Now most of that growth from, let’s call it, $5 billion this year to $9 billion is going to come from segment operating profit, which should grow between 2022 and 2025 by about $5 billion. And that just assumes an execution on the current demand that we have in backlog, right? That’s there’s nothing else magic about that except the continued return of people flying and the defense budgets remaining very robust. So we see a path to the $9 billion. I don’t see a path to the $10 billion today because of the R&D. But it’s a long time, maybe we hope that people in Washington will understand that they’re making a very, very bad tactical decision here and not allowing us to deduct R&D, but it is the reality that we face today.
Robert Stallard: Right. Thanks, Greg.
Greg Hayes: Thanks, Robert.
Operator: Thank you. Our next question comes from the line of Sheila Kahyaoglu of Jefferies. Your question please, Sheila.
Sheila Kahyaoglu: Hi, good morning, guys, and thank you. Maybe a little bit more focus on 2023. You mentioned 400 suppliers in the supply chain. How are you expecting the supply chain to unravel across both the commercial aerospace and defense segments? And you mentioned $2 billion of inflation headwinds. Can you talk about the impact of pricing on a net basis and across the businesses, maybe where you’re seeing the most impact?

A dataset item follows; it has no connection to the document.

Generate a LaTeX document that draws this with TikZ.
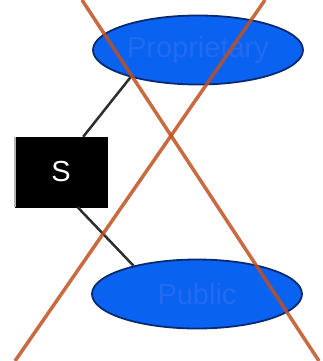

Chris Calio: Hey Sheila, it’s Chris. I’ll start with this one and then invite Neil and Greg to chime in. So let’s talk about supply chain for a minute. Maybe start with the positive, which was saw some stabilization as we exited the year last year. If you look at R&D, material receipts were up 30% Q3 to Q4. Supplier delinquencies were down. At Pratt, we saw some uptick in casting deliveries. So those are some of the green shoots that we saw at the end of the year. But I’ll tell you, it’s not where we need to be, especially for the back half of 2023. The kinds of things that we’re focused on, candidly are the things that we can control. We’ve got the people on site, as you mentioned, and they’re responding to engineering and quality issues, giving us better visibility of what’s going on.